_MATERIAL FOR THIS EXERCISE_

--- BEGIN ---

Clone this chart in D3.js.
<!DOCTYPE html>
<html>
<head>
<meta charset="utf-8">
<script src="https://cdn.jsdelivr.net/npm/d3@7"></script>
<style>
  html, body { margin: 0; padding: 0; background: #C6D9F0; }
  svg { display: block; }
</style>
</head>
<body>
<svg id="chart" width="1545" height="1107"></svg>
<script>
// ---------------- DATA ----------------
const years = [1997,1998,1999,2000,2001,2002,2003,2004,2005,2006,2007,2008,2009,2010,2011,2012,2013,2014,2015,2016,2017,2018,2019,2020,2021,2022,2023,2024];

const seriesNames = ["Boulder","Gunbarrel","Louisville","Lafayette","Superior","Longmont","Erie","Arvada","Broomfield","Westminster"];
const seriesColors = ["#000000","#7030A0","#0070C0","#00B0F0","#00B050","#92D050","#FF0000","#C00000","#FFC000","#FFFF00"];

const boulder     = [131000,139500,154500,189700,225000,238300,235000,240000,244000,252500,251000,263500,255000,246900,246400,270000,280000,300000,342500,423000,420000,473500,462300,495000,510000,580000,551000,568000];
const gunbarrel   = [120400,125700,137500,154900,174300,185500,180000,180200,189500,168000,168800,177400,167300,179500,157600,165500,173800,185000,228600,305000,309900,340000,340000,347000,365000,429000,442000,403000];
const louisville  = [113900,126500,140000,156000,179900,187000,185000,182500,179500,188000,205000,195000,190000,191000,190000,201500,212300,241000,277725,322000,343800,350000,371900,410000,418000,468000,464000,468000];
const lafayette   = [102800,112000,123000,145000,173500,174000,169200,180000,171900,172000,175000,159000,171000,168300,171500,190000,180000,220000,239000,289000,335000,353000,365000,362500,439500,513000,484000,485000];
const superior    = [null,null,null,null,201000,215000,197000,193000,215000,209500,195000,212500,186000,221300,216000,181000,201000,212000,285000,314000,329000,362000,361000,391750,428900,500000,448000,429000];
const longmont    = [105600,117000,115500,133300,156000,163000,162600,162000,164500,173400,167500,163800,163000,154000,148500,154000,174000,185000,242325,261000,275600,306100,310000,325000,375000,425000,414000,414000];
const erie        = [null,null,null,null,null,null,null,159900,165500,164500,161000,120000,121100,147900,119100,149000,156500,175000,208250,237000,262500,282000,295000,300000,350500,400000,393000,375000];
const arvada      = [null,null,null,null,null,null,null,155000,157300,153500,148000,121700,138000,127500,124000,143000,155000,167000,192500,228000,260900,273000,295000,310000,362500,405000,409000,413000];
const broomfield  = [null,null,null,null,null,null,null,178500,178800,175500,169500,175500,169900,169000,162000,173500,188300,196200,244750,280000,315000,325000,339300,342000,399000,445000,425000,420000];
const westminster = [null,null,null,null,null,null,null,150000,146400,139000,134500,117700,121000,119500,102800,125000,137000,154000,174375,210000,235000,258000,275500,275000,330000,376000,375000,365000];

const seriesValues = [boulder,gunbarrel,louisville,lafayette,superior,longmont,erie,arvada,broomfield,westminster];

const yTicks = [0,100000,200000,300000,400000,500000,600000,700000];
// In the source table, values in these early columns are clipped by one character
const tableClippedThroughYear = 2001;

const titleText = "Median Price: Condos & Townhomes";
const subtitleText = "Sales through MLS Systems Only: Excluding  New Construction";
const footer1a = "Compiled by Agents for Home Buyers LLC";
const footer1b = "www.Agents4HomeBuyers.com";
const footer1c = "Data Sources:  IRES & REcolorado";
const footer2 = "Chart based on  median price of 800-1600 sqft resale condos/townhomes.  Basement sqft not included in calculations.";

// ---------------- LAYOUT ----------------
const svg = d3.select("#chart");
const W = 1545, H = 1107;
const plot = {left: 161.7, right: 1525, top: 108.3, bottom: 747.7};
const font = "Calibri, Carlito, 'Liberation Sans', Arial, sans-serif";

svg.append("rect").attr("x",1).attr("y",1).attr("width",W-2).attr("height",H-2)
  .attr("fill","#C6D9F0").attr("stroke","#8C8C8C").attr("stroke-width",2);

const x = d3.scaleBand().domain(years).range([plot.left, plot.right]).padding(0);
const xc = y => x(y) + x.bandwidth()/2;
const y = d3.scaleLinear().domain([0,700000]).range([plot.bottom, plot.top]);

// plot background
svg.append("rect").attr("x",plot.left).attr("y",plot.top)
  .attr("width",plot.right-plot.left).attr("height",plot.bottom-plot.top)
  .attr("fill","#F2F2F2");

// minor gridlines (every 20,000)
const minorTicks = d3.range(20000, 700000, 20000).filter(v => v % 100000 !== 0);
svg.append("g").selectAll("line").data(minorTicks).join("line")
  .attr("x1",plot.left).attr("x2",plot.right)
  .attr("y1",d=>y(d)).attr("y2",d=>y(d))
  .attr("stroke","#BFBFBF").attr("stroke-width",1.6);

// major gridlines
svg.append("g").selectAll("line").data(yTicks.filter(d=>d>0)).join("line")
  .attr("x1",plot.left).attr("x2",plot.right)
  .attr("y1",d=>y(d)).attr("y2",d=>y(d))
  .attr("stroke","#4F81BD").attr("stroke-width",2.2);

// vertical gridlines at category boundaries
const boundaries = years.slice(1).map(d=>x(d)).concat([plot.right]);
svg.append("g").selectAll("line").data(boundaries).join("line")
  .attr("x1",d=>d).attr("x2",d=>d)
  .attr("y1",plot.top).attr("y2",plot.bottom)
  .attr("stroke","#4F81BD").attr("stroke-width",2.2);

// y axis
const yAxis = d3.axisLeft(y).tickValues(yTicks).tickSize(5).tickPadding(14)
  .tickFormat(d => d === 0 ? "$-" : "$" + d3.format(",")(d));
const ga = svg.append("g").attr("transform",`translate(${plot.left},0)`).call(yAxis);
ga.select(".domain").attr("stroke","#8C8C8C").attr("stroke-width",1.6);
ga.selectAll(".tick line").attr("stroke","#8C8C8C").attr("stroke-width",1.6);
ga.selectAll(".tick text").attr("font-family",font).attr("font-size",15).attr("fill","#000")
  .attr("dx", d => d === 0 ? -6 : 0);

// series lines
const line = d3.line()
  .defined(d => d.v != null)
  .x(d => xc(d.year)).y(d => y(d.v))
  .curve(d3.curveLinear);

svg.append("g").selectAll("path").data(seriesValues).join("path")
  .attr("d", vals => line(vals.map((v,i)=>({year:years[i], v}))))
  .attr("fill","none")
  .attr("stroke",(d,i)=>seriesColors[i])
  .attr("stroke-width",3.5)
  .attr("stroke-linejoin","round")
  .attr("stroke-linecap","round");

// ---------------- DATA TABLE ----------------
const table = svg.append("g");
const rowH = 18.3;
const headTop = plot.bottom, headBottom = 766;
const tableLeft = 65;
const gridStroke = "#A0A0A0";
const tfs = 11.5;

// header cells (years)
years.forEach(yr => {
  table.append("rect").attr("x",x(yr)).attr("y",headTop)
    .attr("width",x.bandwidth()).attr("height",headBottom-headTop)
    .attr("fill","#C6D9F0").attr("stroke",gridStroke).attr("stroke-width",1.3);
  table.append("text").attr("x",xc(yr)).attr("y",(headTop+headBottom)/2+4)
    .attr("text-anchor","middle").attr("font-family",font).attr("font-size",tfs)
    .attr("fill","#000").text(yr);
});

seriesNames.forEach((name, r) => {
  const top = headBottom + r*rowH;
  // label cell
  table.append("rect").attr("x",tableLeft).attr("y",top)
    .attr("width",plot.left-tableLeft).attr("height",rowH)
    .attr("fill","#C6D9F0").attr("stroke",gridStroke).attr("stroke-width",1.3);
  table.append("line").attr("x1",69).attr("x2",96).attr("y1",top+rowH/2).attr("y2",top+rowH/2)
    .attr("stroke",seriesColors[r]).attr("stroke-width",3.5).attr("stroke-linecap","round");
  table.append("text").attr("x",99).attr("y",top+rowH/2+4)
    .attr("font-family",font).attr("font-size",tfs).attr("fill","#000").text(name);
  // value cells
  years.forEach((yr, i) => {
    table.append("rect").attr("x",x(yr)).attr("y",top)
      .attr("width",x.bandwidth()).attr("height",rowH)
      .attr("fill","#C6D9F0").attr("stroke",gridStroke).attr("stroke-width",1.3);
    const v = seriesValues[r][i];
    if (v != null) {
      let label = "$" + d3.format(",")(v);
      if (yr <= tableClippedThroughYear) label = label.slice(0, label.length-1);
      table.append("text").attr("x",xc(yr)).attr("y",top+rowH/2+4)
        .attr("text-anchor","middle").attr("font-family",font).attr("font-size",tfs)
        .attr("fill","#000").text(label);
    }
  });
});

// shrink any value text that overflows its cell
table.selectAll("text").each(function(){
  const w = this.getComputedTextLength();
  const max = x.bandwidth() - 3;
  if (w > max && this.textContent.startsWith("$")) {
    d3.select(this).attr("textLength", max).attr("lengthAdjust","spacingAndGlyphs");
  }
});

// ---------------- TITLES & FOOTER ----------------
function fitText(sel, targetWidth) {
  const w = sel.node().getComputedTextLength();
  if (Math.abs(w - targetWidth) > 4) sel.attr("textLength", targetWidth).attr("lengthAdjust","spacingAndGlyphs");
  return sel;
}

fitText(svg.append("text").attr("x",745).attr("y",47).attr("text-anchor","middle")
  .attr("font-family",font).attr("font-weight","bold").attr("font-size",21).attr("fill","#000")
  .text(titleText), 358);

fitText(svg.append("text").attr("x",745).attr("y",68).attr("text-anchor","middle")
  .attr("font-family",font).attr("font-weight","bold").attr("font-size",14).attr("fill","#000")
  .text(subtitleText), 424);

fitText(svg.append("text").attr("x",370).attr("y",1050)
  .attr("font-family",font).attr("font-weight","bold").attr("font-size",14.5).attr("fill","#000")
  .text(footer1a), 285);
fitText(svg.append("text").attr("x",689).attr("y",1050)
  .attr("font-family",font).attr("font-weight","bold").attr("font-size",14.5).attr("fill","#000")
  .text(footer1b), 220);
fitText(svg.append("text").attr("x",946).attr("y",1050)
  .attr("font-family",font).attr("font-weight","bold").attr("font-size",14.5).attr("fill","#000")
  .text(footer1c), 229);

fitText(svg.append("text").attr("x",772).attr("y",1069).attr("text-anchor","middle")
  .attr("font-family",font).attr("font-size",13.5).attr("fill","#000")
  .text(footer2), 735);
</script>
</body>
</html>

--- END ---
--- BEGIN ---

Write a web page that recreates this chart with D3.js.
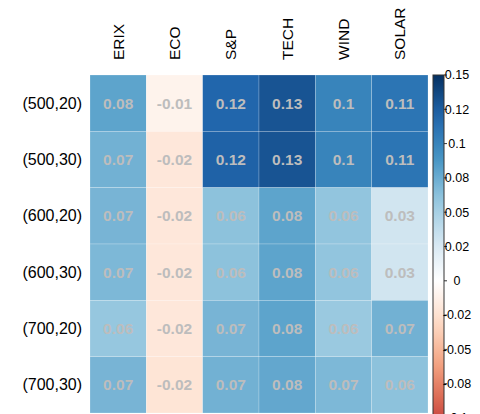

--- END ---

_WHAT IS NEEDED_
Go through the material and select each line with the string "that" in it.

_RESULT OF THE TASK_
// shrink any value text that overflows its cell
Write a web page that recreates this chart with D3.js.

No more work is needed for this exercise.